> [GIVEN PROBLEM]
Line by line, repeat the data below exactly, beginning at the first line and ending at the line with "import * as". Omit pictures.

> [DATASET EXTRACT]
##############################

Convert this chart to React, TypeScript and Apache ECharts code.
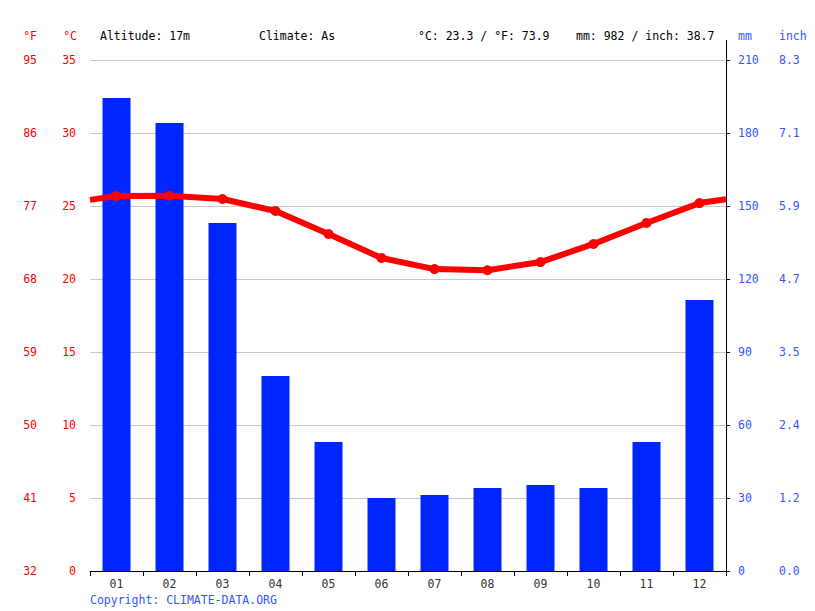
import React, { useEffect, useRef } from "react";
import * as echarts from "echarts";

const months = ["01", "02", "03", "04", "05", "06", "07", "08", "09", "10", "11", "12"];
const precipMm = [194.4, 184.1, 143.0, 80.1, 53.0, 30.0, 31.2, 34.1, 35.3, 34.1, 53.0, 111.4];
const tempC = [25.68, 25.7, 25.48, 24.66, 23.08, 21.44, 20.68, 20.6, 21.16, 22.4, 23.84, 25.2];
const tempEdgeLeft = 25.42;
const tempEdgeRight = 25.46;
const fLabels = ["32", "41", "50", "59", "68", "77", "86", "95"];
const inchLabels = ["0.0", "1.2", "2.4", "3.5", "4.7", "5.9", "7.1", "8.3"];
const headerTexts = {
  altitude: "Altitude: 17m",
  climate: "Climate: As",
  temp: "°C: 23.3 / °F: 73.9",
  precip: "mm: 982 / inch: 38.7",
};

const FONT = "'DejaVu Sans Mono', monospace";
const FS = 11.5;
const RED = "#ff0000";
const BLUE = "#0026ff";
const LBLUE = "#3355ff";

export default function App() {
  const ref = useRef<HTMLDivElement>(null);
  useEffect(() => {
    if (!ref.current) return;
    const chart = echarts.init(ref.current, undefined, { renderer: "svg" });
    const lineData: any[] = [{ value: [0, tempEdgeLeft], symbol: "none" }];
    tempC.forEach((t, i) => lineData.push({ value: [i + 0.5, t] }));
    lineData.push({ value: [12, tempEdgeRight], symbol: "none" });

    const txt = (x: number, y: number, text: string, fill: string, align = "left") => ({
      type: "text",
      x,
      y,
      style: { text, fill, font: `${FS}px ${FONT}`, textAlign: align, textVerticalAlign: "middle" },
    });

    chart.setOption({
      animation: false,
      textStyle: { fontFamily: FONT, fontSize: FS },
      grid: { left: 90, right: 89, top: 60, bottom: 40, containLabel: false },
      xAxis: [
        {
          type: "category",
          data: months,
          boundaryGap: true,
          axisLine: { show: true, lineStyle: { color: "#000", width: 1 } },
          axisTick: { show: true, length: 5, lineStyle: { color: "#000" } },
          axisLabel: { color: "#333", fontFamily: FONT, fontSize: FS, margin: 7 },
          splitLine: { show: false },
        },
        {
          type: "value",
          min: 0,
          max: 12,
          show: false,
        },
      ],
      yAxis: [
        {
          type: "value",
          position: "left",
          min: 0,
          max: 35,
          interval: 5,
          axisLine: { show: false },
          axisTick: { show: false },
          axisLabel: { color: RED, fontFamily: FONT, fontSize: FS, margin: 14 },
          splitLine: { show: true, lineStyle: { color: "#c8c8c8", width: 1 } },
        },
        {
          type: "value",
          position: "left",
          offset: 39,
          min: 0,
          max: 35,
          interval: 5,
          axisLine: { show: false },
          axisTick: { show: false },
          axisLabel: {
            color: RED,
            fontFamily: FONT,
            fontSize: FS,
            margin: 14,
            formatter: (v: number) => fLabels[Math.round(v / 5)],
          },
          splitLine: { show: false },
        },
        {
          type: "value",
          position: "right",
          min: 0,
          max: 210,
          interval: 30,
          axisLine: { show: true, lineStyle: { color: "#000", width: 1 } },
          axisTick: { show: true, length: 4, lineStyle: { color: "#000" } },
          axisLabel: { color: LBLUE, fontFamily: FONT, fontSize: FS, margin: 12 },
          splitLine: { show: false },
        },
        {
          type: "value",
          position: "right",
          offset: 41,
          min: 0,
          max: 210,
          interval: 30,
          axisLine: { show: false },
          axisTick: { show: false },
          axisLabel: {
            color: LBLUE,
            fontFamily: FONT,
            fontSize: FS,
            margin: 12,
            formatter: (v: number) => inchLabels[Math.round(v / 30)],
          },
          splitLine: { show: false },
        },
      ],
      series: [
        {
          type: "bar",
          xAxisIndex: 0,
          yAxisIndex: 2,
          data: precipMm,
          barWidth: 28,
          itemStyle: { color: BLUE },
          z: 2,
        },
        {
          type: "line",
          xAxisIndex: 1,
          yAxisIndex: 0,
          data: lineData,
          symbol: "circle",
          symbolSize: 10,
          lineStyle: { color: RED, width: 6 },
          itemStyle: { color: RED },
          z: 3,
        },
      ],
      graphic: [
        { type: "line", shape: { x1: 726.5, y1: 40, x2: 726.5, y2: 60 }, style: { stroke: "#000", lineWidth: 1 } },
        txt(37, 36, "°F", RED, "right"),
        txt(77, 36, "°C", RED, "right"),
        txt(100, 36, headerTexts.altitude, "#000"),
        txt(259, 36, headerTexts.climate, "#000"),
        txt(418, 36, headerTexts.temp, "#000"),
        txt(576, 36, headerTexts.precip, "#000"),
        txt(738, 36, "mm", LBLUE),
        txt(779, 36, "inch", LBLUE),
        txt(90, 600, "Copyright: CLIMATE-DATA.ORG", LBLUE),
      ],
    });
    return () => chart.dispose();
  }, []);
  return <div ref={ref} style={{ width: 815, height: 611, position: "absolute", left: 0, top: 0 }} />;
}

##############################

> [COMPLETE ANSWER]
Convert this chart to React, TypeScript and Apache ECharts code.
import React, { useEffect, useRef } from "react";
import * as echarts from "echarts";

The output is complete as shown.